■ TASK REQUIREMENTS
Please output every line of the material as it stands, without the pictures.

# # # # # # #

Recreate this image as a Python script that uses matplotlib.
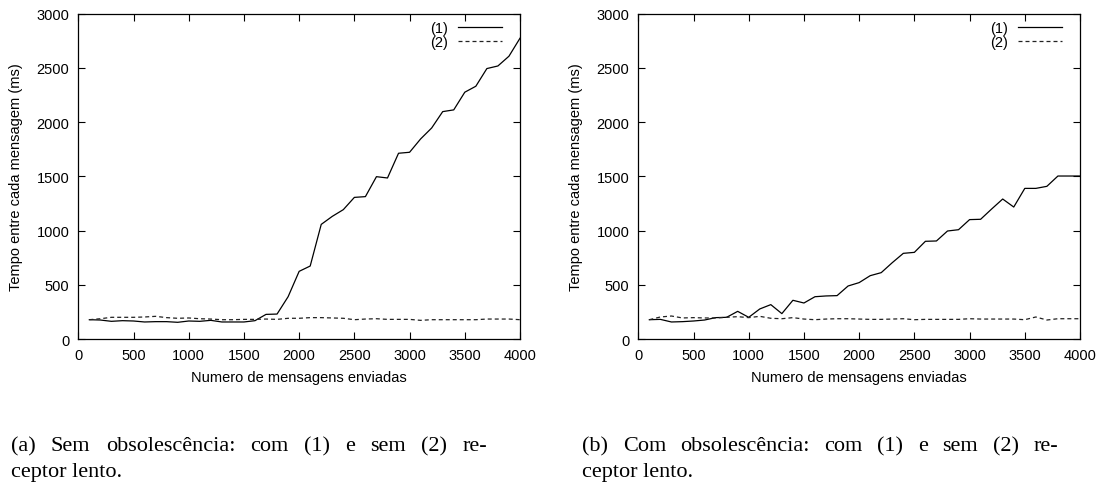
import matplotlib
matplotlib.use("Agg")
import matplotlib.pyplot as plt

msgs = list(range(100, 4001, 100))

sem_obs_1 = [178, 175, 163, 169, 166, 157, 160, 160, 154, 166,
             163, 172, 157, 157, 157, 169, 227, 230, 390, 624,
             673, 1057, 1131, 1193, 1306, 1313, 1497, 1485, 1713, 1722,
             1845, 1946, 2097, 2113, 2276, 2331, 2494, 2518, 2608, 2774]
sem_obs_2 = [178, 187, 200, 200, 200, 203, 209, 197, 191, 194,
             187, 184, 178, 178, 181, 181, 184, 181, 191, 191,
             197, 197, 194, 191, 178, 184, 187, 181, 181, 181,
             172, 178, 178, 178, 178, 178, 184, 184, 184, 178]

com_obs_1 = [178, 181, 157, 160, 166, 175, 197, 200, 255, 200,
             277, 317, 234, 357, 332, 390, 397, 400, 489, 520,
             584, 612, 704, 790, 799, 901, 904, 996, 1008, 1101,
             1104, 1199, 1291, 1217, 1389, 1389, 1408, 1503, 1503, 1503]
com_obs_2 = [178, 203, 212, 194, 197, 194, 194, 200, 206, 197,
             209, 191, 187, 197, 184, 178, 184, 187, 187, 184,
             181, 181, 184, 187, 178, 181, 181, 181, 181, 187,
             184, 184, 184, 184, 178, 203, 175, 187, 187, 187]

series_labels = ["(1)", "(2)"]
x_label = "Numero de mensagens enviadas"
y_label = "Tempo entre cada mensagem (ms)"
caption_lines = [
    ["(a) Sem obsolescência: com (1) e sem (2) re-", "ceptor lento."],
    ["(b) Com obsolescência: com (1) e sem (2) re-", "ceptor lento."],
]

plt.rcParams['font.family'] = ['Liberation Sans', 'DejaVu Sans']

fig = plt.figure(figsize=(10.99, 4.89), dpi=100)
W, H = 1099, 489
FS = 10.5

def ax_rect(x0, x1, ytop, ybot):
    return [x0 / W, (H - ybot) / H, (x1 - x0) / W, (ybot - ytop) / H]

axes = [fig.add_axes(ax_rect(78.3, 520, 14.7, 340)),
        fig.add_axes(ax_rect(638.3, 1080, 14.7, 340))]

data = [(sem_obs_1, sem_obs_2), (com_obs_1, com_obs_2)]

for ax, (s1, s2) in zip(axes, data):
    ax.plot(msgs, s1, color='black', lw=0.9, label=series_labels[0])
    ax.plot(msgs, s2, color='#222222', lw=0.9, ls=(0, (3.2, 2.4)), label=series_labels[1])
    ax.set_xlim(0, 4000)
    ax.set_ylim(0, 3000)
    ax.set_xticks(range(0, 4001, 500))
    ax.set_yticks(range(0, 3001, 500))
    ax.tick_params(direction='in', length=5, width=0.8, top=True, right=True,
                   labelsize=FS, pad=6.5, colors='black')
    for sp in ax.spines.values():
        sp.set_linewidth(0.9)
    ax.set_xlabel(x_label, fontsize=FS, va='center')
    ax.xaxis.set_label_coords(0.5, (340 - 378) / 325.3)
    ax.set_ylabel(y_label, fontsize=FS, va='center')
    ax.yaxis.set_label_coords((16 - 78.3) / 441.7, 0.5)
    ax.legend(loc='upper right', bbox_to_anchor=(0.959, 0.978), frameon=False,
              fontsize=FS, markerfirst=False, handlelength=3.0, handletextpad=0.7,
              labelspacing=0.0, borderaxespad=0.0, borderpad=0.0)

# justified captions (two-column paper style)
renderer = fig.canvas.get_renderer()
cap_family = ['Liberation Serif', 'DejaVu Serif']
CFS = 16
for (line1, line2), (x0, x1) in zip(caption_lines, [(11, 487), (582, 1058)]):
    words = line1.split(" ")
    texts = [fig.text(0, 1 - 451 / H, w, fontsize=CFS, family=cap_family,
                      va='baseline', ha='left') for w in words]
    widths = [t.get_window_extent(renderer).width for t in texts]
    gap = (x1 - x0 - sum(widths)) / (len(words) - 1)
    x = x0
    for t, w in zip(texts, widths):
        t.set_x(x / W)
        x += w + gap
    fig.text(x0 / W, 1 - 477 / H, line2, fontsize=CFS, family=cap_family,
             va='baseline', ha='left')

fig.savefig("out.png", dpi=100)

# # # # # # #

■ RIGHT ANSWER
Recreate this image as a Python script that uses matplotlib.
import matplotlib
matplotlib.use("Agg")
import matplotlib.pyplot as plt

msgs = list(range(100, 4001, 100))

sem_obs_1 = [178, 175, 163, 169, 166, 157, 160, 160, 154, 166,
             163, 172, 157, 157, 157, 169, 227, 230, 390, 624,
             673, 1057, 1131, 1193, 1306, 1313, 1497, 1485, 1713, 1722,
             1845, 1946, 2097, 2113, 2276, 2331, 2494, 2518, 2608, 2774]
sem_obs_2 = [178, 187, 200, 200, 200, 203, 209, 197, 191, 194,
             187, 184, 178, 178, 181, 181, 184, 181, 191, 191,
             197, 197, 194, 191, 178, 184, 187, 181, 181, 181,
             172, 178, 178, 178, 178, 178, 184, 184, 184, 178]

com_obs_1 = [178, 181, 157, 160, 166, 175, 197, 200, 255, 200,
             277, 317, 234, 357, 332, 390, 397, 400, 489, 520,
             584, 612, 704, 790, 799, 901, 904, 996, 1008, 1101,
             1104, 1199, 1291, 1217, 1389, 1389, 1408, 1503, 1503, 1503]
com_obs_2 = [178, 203, 212, 194, 197, 194, 194, 200, 206, 197,
             209, 191, 187, 197, 184, 178, 184, 187, 187, 184,
             181, 181, 184, 187, 178, 181, 181, 181, 181, 187,
             184, 184, 184, 184, 178, 203, 175, 187, 187, 187]

series_labels = ["(1)", "(2)"]
x_label = "Numero de mensagens enviadas"
y_label = "Tempo entre cada mensagem (ms)"
caption_lines = [
    ["(a) Sem obsolescência: com (1) e sem (2) re-", "ceptor lento."],
    ["(b) Com obsolescência: com (1) e sem (2) re-", "ceptor lento."],
]

plt.rcParams['font.family'] = ['Liberation Sans', 'DejaVu Sans']

fig = plt.figure(figsize=(10.99, 4.89), dpi=100)
W, H = 1099, 489
FS = 10.5

def ax_rect(x0, x1, ytop, ybot):
    return [x0 / W, (H - ybot) / H, (x1 - x0) / W, (ybot - ytop) / H]

axes = [fig.add_axes(ax_rect(78.3, 520, 14.7, 340)),
        fig.add_axes(ax_rect(638.3, 1080, 14.7, 340))]

data = [(sem_obs_1, sem_obs_2), (com_obs_1, com_obs_2)]

for ax, (s1, s2) in zip(axes, data):
    ax.plot(msgs, s1, color='black', lw=0.9, label=series_labels[0])
    ax.plot(msgs, s2, color='#222222', lw=0.9, ls=(0, (3.2, 2.4)), label=series_labels[1])
    ax.set_xlim(0, 4000)
    ax.set_ylim(0, 3000)
    ax.set_xticks(range(0, 4001, 500))
    ax.set_yticks(range(0, 3001, 500))
    ax.tick_params(direction='in', length=5, width=0.8, top=True, right=True,
                   labelsize=FS, pad=6.5, colors='black')
    for sp in ax.spines.values():
        sp.set_linewidth(0.9)
    ax.set_xlabel(x_label, fontsize=FS, va='center')
    ax.xaxis.set_label_coords(0.5, (340 - 378) / 325.3)
    ax.set_ylabel(y_label, fontsize=FS, va='center')
    ax.yaxis.set_label_coords((16 - 78.3) / 441.7, 0.5)
    ax.legend(loc='upper right', bbox_to_anchor=(0.959, 0.978), frameon=False,
              fontsize=FS, markerfirst=False, handlelength=3.0, handletextpad=0.7,
              labelspacing=0.0, borderaxespad=0.0, borderpad=0.0)

# justified captions (two-column paper style)
renderer = fig.canvas.get_renderer()
cap_family = ['Liberation Serif', 'DejaVu Serif']
CFS = 16
for (line1, line2), (x0, x1) in zip(caption_lines, [(11, 487), (582, 1058)]):
    words = line1.split(" ")
    texts = [fig.text(0, 1 - 451 / H, w, fontsize=CFS, family=cap_family,
                      va='baseline', ha='left') for w in words]
    widths = [t.get_window_extent(renderer).width for t in texts]
    gap = (x1 - x0 - sum(widths)) / (len(words) - 1)
    x = x0
    for t, w in zip(texts, widths):
        t.set_x(x / W)
        x += w + gap
    fig.text(x0 / W, 1 - 477 / H, line2, fontsize=CFS, family=cap_family,
             va='baseline', ha='left')

fig.savefig("out.png", dpi=100)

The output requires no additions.